8.3 Factors Affecting Dehydration

Dehydration of food requires that water (mass) be transferred from the food into the dehydrating environment, and that heat (the driving force that encourages water removal) be transferred to the food to promote water removal from the food. The objectives of food dehydration operations are to dry the food as fast as possible, at the least cost, while creating the fewest changes in food quality.

The composition of the food itself can have an effect of the rate at which dehydration occurs. For example, if water is bound to solutes in the food it will have a lower vapour pressure and therefore will be more difficult to remove. The porosity of the food is also important. Efforts are made to enhance the porosity of foods to be dehydrated in order to facilitate mass transfer and speed of drying rate, thus maximizing the efficiency of dehydration. Porous (sponge-like) structures are formed by creating steam pressure within the product during the drying process. The steam will "puff" the product. Another way of creating porosity is by making a stable foam from a liquid food prior to drying.

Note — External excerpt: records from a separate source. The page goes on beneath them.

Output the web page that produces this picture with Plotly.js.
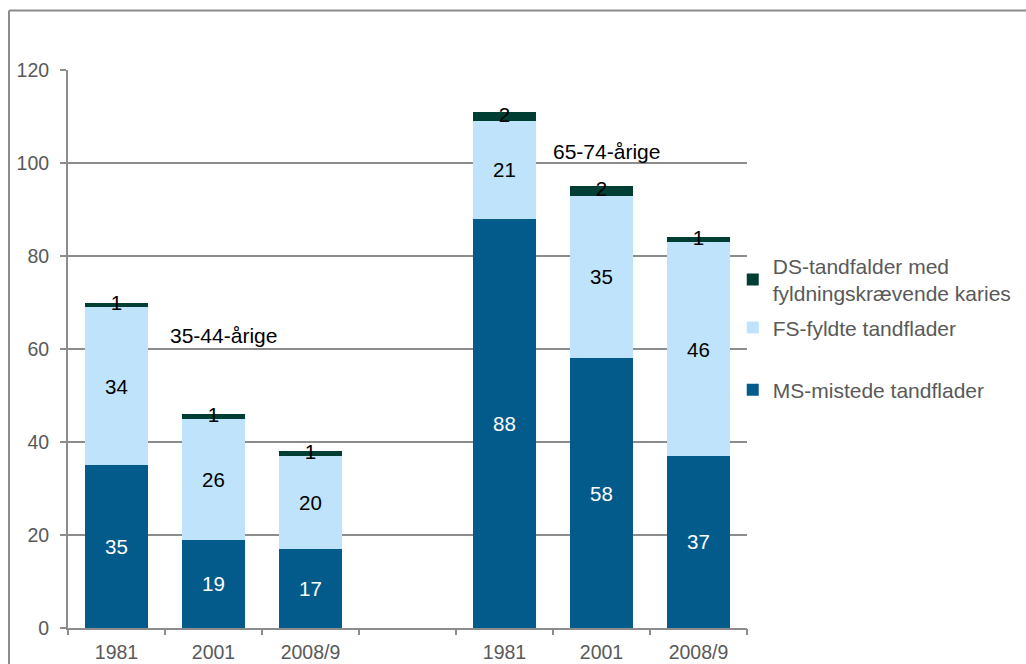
<!DOCTYPE html>
<html>
<head>
<meta charset="utf-8">
<script src="https://cdn.plot.ly/plotly-3.0.1.min.js"></script>
<style>
  html, body { margin: 0; padding: 0; background: #fff; }
  #chart { width: 1026px; height: 664px; }
</style>
</head>
<body>
<div id="chart"></div>
<script>
// Slot positions on the x axis; slot 3 is an empty spacer between the age groups
const slots = [0, 1, 2, 3, 4, 5, 6];
const yearLabels = ['1981', '2001', '2008/9', '', '1981', '2001', '2008/9'];

// Tooth surfaces per person, by component
const msValues = [35, 19, 17, null, 88, 58, 37];   // MS-mistede tandflader
const fsValues = [34, 26, 20, null, 21, 35, 46];   // FS-fyldte tandflader
const dsValues = [1, 1, 1, null, 2, 2, 1];         // DS-tandfalder

const seriesNames = [
  'MS-mistede tandflader',
  'FS-fyldte tandflader',
  'DS-tandfalder med<br>fyldningskrævende karies'
];

const groupNames = ['35-44-årige', '65-74-årige'];

const colMS = '#035b8c';
const colFS = '#bee3fb';
const colDS = '#003d33';
const txtGray = '#595959';
const lineGray = '#8c8c8c';

const fontFamily = 'Liberation Sans, Arial, sans-serif';
const labelFont = { family: fontFamily, size: 20.5 };

function bar(vals, name, color, textColor) {
  return {
    type: 'bar', x: slots, y: vals, name: name,
    marker: { color: color, line: { width: 0 } },
    text: vals.map(v => v == null ? '' : String(v)),
    textposition: 'inside', insidetextanchor: 'middle',
    textfont: Object.assign({ color: textColor }, labelFont),
    hoverinfo: 'skip'
  };
}

const msTrace = bar(msValues, seriesNames[0], colMS, '#ffffff');
msTrace.legend = 'legend2';
const fsTrace = bar(fsValues, seriesNames[1], colFS, '#000000');
fsTrace.legendrank = 2;
fsTrace.legendgroup = 'fs';
const dsTrace = bar(dsValues, seriesNames[2], colDS, '#000000');
dsTrace.legendrank = 1;
dsTrace.legendgroup = 'ds';
dsTrace.text = dsValues.map(() => '');

// DS labels sit on the thin top segment, centred on it
const dsLabelY = slots.map((s, i) =>
  dsValues[i] == null ? null : msValues[i] + fsValues[i] + dsValues[i] / 2);
const dsLabels = {
  type: 'scatter', mode: 'text', x: slots, y: dsLabelY,
  text: dsValues.map(v => v == null ? '' : String(v)),
  textposition: 'middle center',
  textfont: Object.assign({ color: '#000000' }, labelFont),
  showlegend: false, hoverinfo: 'skip'
};

// Bottom axis: labels at slot centres, tick marks on slot boundaries
const boundaries = [-0.5, 0.5, 1.5, 2.5, 3.5, 4.5, 5.5, 6.5];
const tickHolder = {
  type: 'scatter', x: [0], y: [0], xaxis: 'x2', mode: 'markers',
  marker: { opacity: 0 }, showlegend: false, hoverinfo: 'skip'
};

const legendFont = { family: fontFamily, size: 21, color: txtGray };

const layout = {
  width: 1026, height: 664,
  margin: { l: 68, r: 279, t: 70, b: 36, autoexpand: false },
  paper_bgcolor: '#ffffff', plot_bgcolor: '#ffffff',
  barmode: 'stack', bargap: 0.36,
  font: { family: fontFamily, color: txtGray, size: 19.5 },
  xaxis: {
    range: [-0.5, 6.5], tickvals: slots, ticktext: yearLabels,
    ticks: '', ticklabelstandoff: 6, showgrid: false, zeroline: false,
    showline: true, linecolor: lineGray, linewidth: 2,
    tickfont: { size: 19.5, color: txtGray }, fixedrange: true
  },
  xaxis2: {
    overlaying: 'x', side: 'bottom', range: [-0.5, 6.5],
    tickvals: boundaries, showticklabels: false,
    ticks: 'outside', ticklen: 6, tickwidth: 2, tickcolor: lineGray,
    showgrid: false, zeroline: false, showline: false, fixedrange: true
  },
  yaxis: {
    range: [0, 120], tickvals: [0, 20, 40, 60, 80, 100, 120],
    showgrid: true, gridcolor: lineGray, gridwidth: 2,
    showline: true, linecolor: lineGray, linewidth: 2,
    ticks: 'outside', ticklen: 6, tickwidth: 2, tickcolor: lineGray,
    ticklabelstandoff: 7,
    zeroline: false, tickfont: { size: 19.5, color: txtGray }, fixedrange: true
  },
  legend: {
    x: 0.979, xanchor: 'left', y: 0.685, yanchor: 'top',
    traceorder: 'grouped', tracegroupgap: 4, font: legendFont, itemwidth: 30,
    bgcolor: 'rgba(0,0,0,0)'
  },
  legend2: {
    x: 0.979, xanchor: 'left', y: 0.4265, yanchor: 'middle',
    font: legendFont, itemwidth: 30, bgcolor: 'rgba(0,0,0,0)'
  },
  annotations: [
    { x: 1.1, y: 63, xref: 'x', yref: 'y', text: groupNames[0], showarrow: false,
      font: { size: 21, color: '#000000' } },
    { x: 5.05, y: 102.4, xref: 'x', yref: 'y', text: groupNames[1], showarrow: false,
      font: { size: 21, color: '#000000' } }
  ],
  shapes: [
    // outer chart frame: left and top edges
    { type: 'line', xref: 'paper', yref: 'paper', x0: -0.0869, x1: -0.0869, y0: -0.2, y1: 1.1066,
      line: { color: lineGray, width: 2 } },
    { type: 'line', xref: 'paper', yref: 'paper', x0: -0.0869, x1: 1.42, y0: 1.1066, y1: 1.1066,
      line: { color: lineGray, width: 2 } }
  ]
};

Plotly.newPlot('chart', [msTrace, fsTrace, dsTrace, dsLabels, tickHolder], layout,
  { displayModeBar: false, staticPlot: true });
</script>
</body>
</html>
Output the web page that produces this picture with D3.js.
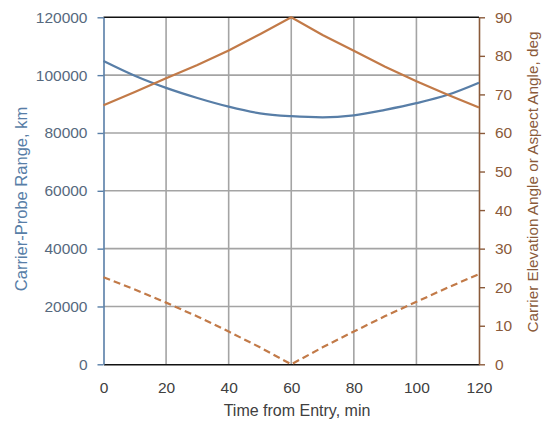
<!DOCTYPE html>
<html>
<head>
<meta charset="utf-8">
<script src="https://cdn.jsdelivr.net/npm/d3@7"></script>
<style>
  html, body { margin: 0; padding: 0; background: #fff; }
  svg { display: block; font-family: "Liberation Sans", Arial, sans-serif; }
</style>
</head>
<body>
<svg id="chart" width="542" height="423"></svg>
<script>
// Time from entry (min)
const timeMin = [0, 10, 20, 30, 40, 50, 60, 70, 80, 90, 100, 110, 120];
// Carrier-probe range (km), left axis
const rangeKm = [104900, 99800, 95600, 92100, 89100, 86800, 85800, 85400, 86100, 88000, 90300, 93200, 97400];
// Carrier elevation angle (deg), right axis
const elevationDeg = [67.2, 70.6, 74.2, 77.6, 81.4, 85.6, 90, 85.4, 81.3, 77.2, 73.4, 69.9, 66.6];
// Aspect angle (deg), right axis
const aspectDeg = [22.6, 19.4, 16.0, 12.4, 8.5, 4.4, 0, 4.4, 8.5, 12.5, 16.2, 19.9, 23.4];

const xTicks = [0, 20, 40, 60, 80, 100, 120];
const yLeftTicks = [0, 20000, 40000, 60000, 80000, 100000, 120000];
const yRightTicks = [0, 10, 20, 30, 40, 50, 60, 70, 80, 90];

const svg = d3.select("#chart");
const m = { left: 103.5, right: 479, top: 17.3, bottom: 364.3 };

const x = d3.scaleLinear().domain([0, 120]).range([m.left, m.right]);
const yL = d3.scaleLinear().domain([0, 120000]).range([m.bottom, m.top]);
const yR = d3.scaleLinear().domain([0, 90]).range([m.bottom, m.top]);

const blue = "#587ea7";
const orange = "#c27a48";
const brown = "#8a5a3a";
const gridCol = "#a4a4a4";
const fontFam = "Liberation Sans, Arial, sans-serif";

// grid
const grid = svg.append("g");
grid.selectAll("line.v").data(xTicks.slice(1, -1)).join("line")
  .attr("x1", d => x(d)).attr("x2", d => x(d))
  .attr("y1", m.top).attr("y2", m.bottom)
  .attr("stroke", gridCol).attr("stroke-width", 1.6);
grid.selectAll("line.h").data(yLeftTicks.slice(1, -1)).join("line")
  .attr("x1", m.left).attr("x2", m.right)
  .attr("y1", d => yL(d)).attr("y2", d => yL(d))
  .attr("stroke", gridCol).attr("stroke-width", 1.6);

// top border
svg.append("line").attr("x1", m.left).attr("x2", m.right)
  .attr("y1", m.top).attr("y2", m.top).attr("stroke", "#111").attr("stroke-width", 1.5);

// bottom axis
const xAxis = svg.append("g").attr("transform", `translate(0,${m.bottom})`)
  .call(d3.axisBottom(x).tickValues(xTicks).tickSize(0).tickPadding(18));
xAxis.select(".domain").attr("stroke", "#111").attr("stroke-width", 1.6);
xAxis.selectAll("text").attr("fill", "#404040").attr("font-size", "15.5px")
  .attr("font-family", fontFam);

// left axis
const lAxis = svg.append("g").attr("transform", `translate(${m.left},0)`)
  .call(d3.axisLeft(yL).tickValues(yLeftTicks).tickFormat(d3.format("d")).tickSizeInner(6).tickSizeOuter(0).tickPadding(10));
lAxis.select(".domain").attr("stroke", blue).attr("stroke-width", 1.6);
lAxis.selectAll(".tick line").attr("stroke", blue).attr("stroke-width", 1.4);
lAxis.selectAll("text").attr("fill", "#56697e").attr("font-size", "15.5px")
  .attr("font-family", fontFam);

// right axis
const rAxis = svg.append("g").attr("transform", `translate(${m.right},0)`)
  .call(d3.axisRight(yR).tickValues(yRightTicks).tickSizeInner(6).tickSizeOuter(0).tickPadding(10));
rAxis.select(".domain").attr("stroke", brown).attr("stroke-width", 1.6);
rAxis.selectAll(".tick line").attr("stroke", brown).attr("stroke-width", 1.4);
rAxis.selectAll("text").attr("fill", brown).attr("font-size", "15.5px")
  .attr("font-family", fontFam);

// series
const rangeLine = d3.line().x((d, i) => x(timeMin[i])).y(d => yL(d)).curve(d3.curveMonotoneX);
const angleLine = d3.line().x((d, i) => x(timeMin[i])).y(d => yR(d));

svg.append("path").datum(rangeKm).attr("d", rangeLine)
  .attr("fill", "none").attr("stroke", blue).attr("stroke-width", 2.2);
svg.append("path").datum(elevationDeg).attr("d", angleLine)
  .attr("fill", "none").attr("stroke", orange).attr("stroke-width", 2.2);
svg.append("path").datum(aspectDeg).attr("d", angleLine)
  .attr("fill", "none").attr("stroke", orange).attr("stroke-width", 2.2)
  .attr("stroke-dasharray", "7,4");

// axis titles
svg.append("text").attr("x", 297).attr("y", 416)
  .attr("text-anchor", "middle").attr("fill", "#404040").attr("font-size", "16px")
  .text("Time from Entry, min");
svg.append("text").attr("transform", "translate(27,199) rotate(-90)")
  .attr("text-anchor", "middle").attr("fill", blue).attr("font-size", "16.5px")
  .text("Carrier-Probe Range, km");
svg.append("text").attr("transform", "translate(538,182) rotate(-90)")
  .attr("text-anchor", "middle").attr("fill", brown).attr("font-size", "15.3px")
  .text("Carrier Elevation Angle or Aspect Angle, deg");
</script>
</body>
</html>
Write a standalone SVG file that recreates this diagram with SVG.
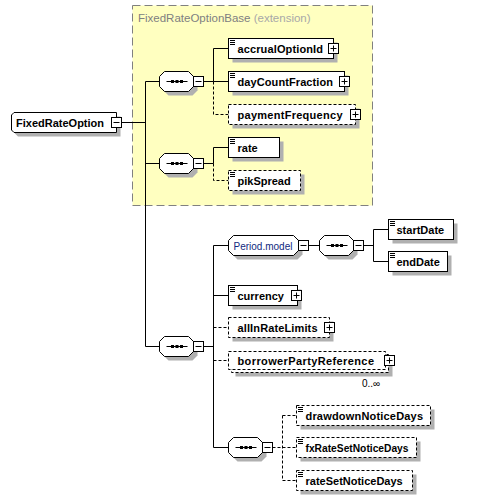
<svg xmlns="http://www.w3.org/2000/svg" xmlns:xlink="http://www.w3.org/1999/xlink" width="482" height="500" viewBox="0 0 482 500">
<style>
.box{fill:#fff;stroke:#000;stroke-width:1}
.dbox{fill:#fff;stroke:#000;stroke-width:1;stroke-dasharray:3,2}
.sh{fill:#b0b0b0;stroke:none}
.lbl{font-family:"Liberation Sans",Arial,sans-serif;font-size:11px;font-weight:bold;fill:#000}
.grp{font-family:"Liberation Sans",Arial,sans-serif;font-size:10px;fill:#102a80}
.occ{font-family:"Liberation Sans",Arial,sans-serif;font-size:10px;fill:#000}
.ttl{font-family:"Liberation Sans",Arial,sans-serif;font-size:11.5px;fill:#808080}
.ext{fill:#a8a8a8}
.ln{fill:none;stroke:#000;stroke-width:1}
.dl{fill:none;stroke:#000;stroke-width:1;stroke-dasharray:3,2}
</style>
<defs>
<g id="plus"><rect x="0" y="0" width="10" height="10" fill="#fff" stroke="#000"/><path d="M2,5H8M5,2V8" stroke="#000" fill="none"/></g>
<g id="minus"><rect x="0" y="0" width="10" height="10" fill="#fff" stroke="#000"/><path d="M2,5H8" stroke="#000" fill="none"/></g>
<path id="icon" d="M0,0H5M0,2H5M0,4H5" stroke="#000" fill="none"/>
<g id="seq">
<path d="M9,-6H33L38,-1V9L33,14H9L4,9V-1Z" class="sh"/>
<path d="M5,-10H29L34,-5V5L29,10H5L0,5V-5Z" fill="#fff" stroke="#000"/>
<path d="M7,0H28" stroke="#000" fill="none"/>
<rect x="11.5" y="-1.5" width="3" height="3" fill="#000"/>
<rect x="16" y="-1.5" width="3" height="3" fill="#000"/>
<rect x="20.5" y="-1.5" width="3" height="3" fill="#000"/>
<use xlink:href="#minus" href="#minus" x="34" y="-5"/>
</g>
</defs>

<g id="FixedRateOptionBase">
<rect x="132.5" y="5.5" width="240" height="200" fill="#ffffc0" stroke="#808080" stroke-dasharray="8,4"/>
<text x="138" y="22" class="ttl">FixedRateOptionBase <tspan class="ext">(extension)</tspan></text>
</g>

<g id="connectors">
<path class="ln" d="M121.5,122.5H145.5M145.5,81.5V346.5M145.5,81.5H159.5M145.5,163.5H159.5M145.5,346.5H159.5"/>
<path class="ln" d="M203.5,81.5H213.5M213.5,48.5V81.5M213.5,48.5H228.5M213.5,81.5H228.5"/>
<path class="dl" d="M213.5,81.5V114.5H228.5"/>
<path class="ln" d="M203.5,163.5H213.5M213.5,147.5V163.5M213.5,147.5H228.5"/>
<path class="dl" d="M213.5,163.5V180.5H228.5"/>
<path class="ln" d="M203.5,346.5H213.5M213.5,245.5V447.5M213.5,245.5H228.5M213.5,295.5H228.5M213.5,447.5H228.5"/>
<path class="dl" d="M213.5,327.5H228.5M213.5,360.5H228.5"/>
<path class="ln" d="M308.5,245.5H319.5M363.5,245.5H373.5M373.5,229.5V261.5M373.5,229.5H388.5M373.5,261.5H388.5"/>
<path class="dl" d="M272.5,447.5H296.5M282.5,415.5V480.5M282.5,415.5H296.5M282.5,480.5H296.5"/>
</g>

<g id="FixedRateOption">
<path d="M18,116.5H120.5V136.5H18L15,133.5V119.5Z" class="sh"/>
<path d="M14,112.5H116.5V132.5H14L11.5,130V115Z" class="box"/>
<text x="16" y="127" class="lbl">FixedRateOption</text>
<use xlink:href="#minus" href="#minus" x="111.5" y="117.5"/>
</g>

<g id="seq1"><use xlink:href="#seq" href="#seq" x="159.5" y="81.5"/></g>
<g id="seq2"><use xlink:href="#seq" href="#seq" x="159.5" y="163.5"/></g>
<g id="seq3"><use xlink:href="#seq" href="#seq" x="159.5" y="346.5"/></g>

<g id="accrualOptionId">
<rect x="232.5" y="42.5" width="105" height="20" class="sh"/>
<rect x="228.5" y="38.5" width="105" height="20" class="box"/>
<use xlink:href="#icon" href="#icon" x="230" y="40.5"/>
<text x="237.5" y="52.5" class="lbl" textLength="85.5" lengthAdjust="spacing">accrualOptionId</text>
<use xlink:href="#plus" href="#plus" x="328.5" y="43.5"/>
</g>
<g id="dayCountFraction">
<rect x="232.5" y="75.5" width="116" height="20" class="sh"/>
<rect x="228.5" y="71.5" width="116" height="20" class="box"/>
<use xlink:href="#icon" href="#icon" x="230" y="73.5"/>
<text x="237.5" y="85.5" class="lbl" textLength="95.5" lengthAdjust="spacing">dayCountFraction</text>
<use xlink:href="#plus" href="#plus" x="339.5" y="76.5"/>
</g>
<g id="paymentFrequency">
<rect x="232.5" y="108.5" width="127" height="20" class="sh"/>
<rect x="228.5" y="104.5" width="127" height="20" class="dbox"/>
<text x="237.5" y="118.5" class="lbl" textLength="105" lengthAdjust="spacing">paymentFrequency</text>
<use xlink:href="#plus" href="#plus" x="350.5" y="109.5"/>
</g>
<g id="rate">
<rect x="232.5" y="141.5" width="51" height="20" class="sh"/>
<rect x="228.5" y="137.5" width="51" height="20" class="box"/>
<use xlink:href="#icon" href="#icon" x="230" y="139.5"/>
<text x="237.5" y="151.5" class="lbl">rate</text>
</g>
<g id="pikSpread">
<rect x="232.5" y="174.5" width="72" height="20" class="sh"/>
<rect x="228.5" y="170.5" width="72" height="20" class="dbox"/>
<use xlink:href="#icon" href="#icon" x="230" y="172.5"/>
<text x="237.5" y="184.5" class="lbl">pikSpread</text>
</g>

<g id="Period.model">
<path d="M237.5,239.5H298.5L302.5,244.5V254.5L297.5,259.5H237.5L232.5,254.5V244.5Z" class="sh"/>
<path d="M233.5,235.5H293.5L298.5,240.5V250.5L293.5,255.5H233.5L228.5,250.5V240.5Z" class="box"/>
<text x="233.5" y="249.5" class="grp">Period.model</text>
<use xlink:href="#minus" href="#minus" x="298.5" y="240.5"/>
</g>
<g id="seqPeriod"><use xlink:href="#seq" href="#seq" x="319.5" y="245.5"/></g>
<g id="startDate">
<rect x="392.5" y="223.5" width="65" height="20" class="sh"/>
<rect x="388.5" y="219.5" width="65" height="20" class="box"/>
<use xlink:href="#icon" href="#icon" x="390" y="221.5"/>
<text x="396.5" y="233.5" class="lbl">startDate</text>
</g>
<g id="endDate">
<rect x="392.5" y="255.5" width="59" height="20" class="sh"/>
<rect x="388.5" y="251.5" width="59" height="20" class="box"/>
<use xlink:href="#icon" href="#icon" x="390" y="253.5"/>
<text x="396.5" y="265.5" class="lbl">endDate</text>
</g>

<g id="currency">
<rect x="232.5" y="289.5" width="69" height="20" class="sh"/>
<rect x="228.5" y="285.5" width="69" height="20" class="box"/>
<use xlink:href="#icon" href="#icon" x="230" y="287.5"/>
<text x="237.5" y="299.5" class="lbl">currency</text>
<use xlink:href="#plus" href="#plus" x="291.5" y="290.5"/>
</g>
<g id="allInRateLimits">
<rect x="232.5" y="321.5" width="101" height="20" class="sh"/>
<rect x="228.5" y="317.5" width="101" height="20" class="dbox"/>
<text x="237.5" y="331.5" class="lbl" textLength="80" lengthAdjust="spacing">allInRateLimits</text>
<use xlink:href="#plus" href="#plus" x="324.5" y="322.5"/>
</g>
<g id="borrowerPartyReference">
<rect x="235.5" y="358.5" width="157" height="18" class="sh"/>
<rect x="231.5" y="354.5" width="157" height="18" class="dbox"/>
<rect x="228.5" y="351.5" width="157" height="18" class="dbox"/>
<text x="237.5" y="364.5" class="lbl" textLength="136.5" lengthAdjust="spacing">borrowerPartyReference</text>
<use xlink:href="#plus" href="#plus" x="384.5" y="355.5"/>
<text x="362" y="387" class="occ">0..∞</text>
</g>

<g id="seq4"><use xlink:href="#seq" href="#seq" x="228.5" y="447.5"/></g>
<g id="drawdownNoticeDays">
<rect x="300.5" y="409.5" width="134" height="20" class="sh"/>
<rect x="296.5" y="405.5" width="134" height="20" class="dbox"/>
<use xlink:href="#icon" href="#icon" x="298" y="407.5"/>
<text x="305.5" y="419.5" class="lbl" textLength="117.5" lengthAdjust="spacing">drawdownNoticeDays</text>
</g>
<g id="fxRateSetNoticeDays">
<rect x="300.5" y="441.5" width="120" height="20" class="sh"/>
<rect x="296.5" y="437.5" width="120" height="20" class="dbox"/>
<use xlink:href="#icon" href="#icon" x="298" y="439.5"/>
<text x="305.5" y="451.5" class="lbl" textLength="103" lengthAdjust="spacingAndGlyphs">fxRateSetNoticeDays</text>
</g>
<g id="rateSetNoticeDays">
<rect x="300.5" y="474.5" width="116" height="20" class="sh"/>
<rect x="296.5" y="470.5" width="116" height="20" class="dbox"/>
<use xlink:href="#icon" href="#icon" x="298" y="472.5"/>
<text x="305.5" y="484.5" class="lbl">rateSetNoticeDays</text>
</g>
</svg>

In addition to the composition of food, the following factors can also affect heat and mass transfer within food materials undergoing dehydration, and therefore are important to consider in order to control some of the undesirable changes described previously:

• Surface area. It is desirable to maximize the surface-to-volume ratio of the food to be dehydrated to minimize the resistance to heat and mass transfer. Generally, the smaller the food piece, the more rapid the rate of moisture loss.
• Temperature.The hotter the air, the more moisture it will hold before becoming saturated. Drying systems are designed to maximize temperature differences between the product and the drying air to increase the rate of dehydration. An upper limit to drying air temperature is dictated by adverse chemical reactions that can take place in a food at high temperatures. The upper temperature limit is also dictated by the chemical and physical nature of the food.
• Air velocity. The faster the air velocity within a dehydrator, the more rapid the rate of moisture removal. Food dehydrators are designed to maximize the velocity of heated air moving around the food particles to be dried.
• Humidity of the drying air. The drier the air, the more moisture it can absorb before it becomes saturated. The relative humidity of the drying air determines the final moisture content of the food being dried. Knowledge of the equilibrium relative humidity of food is important for the proper design of dehydrators and for the design of packaging systems that will prevent moisture adsorption by the dehydrated food during storage. You may have experienced the loss of crispness of crackers in opened packages during lengthy storage in your cupboards. Crackers have a low equilibrium relative humidity and they tend to adsorb water from the air.
• Atmospheric pressure and vacuum. Water boils at 100°C when it is at a pressure of 1 atm (760 mm Hg). As the pressure lowers, the boiling temperature will decrease. If the temperature is maintained constant, a decrease in pressure will increase the rate of boiling. Some concentrators and dehydrators are operated at pressures below atmospheric pressure in order to increase the rate of boiling and moisture removal. This is especially important in the case of heat-sensitive food products.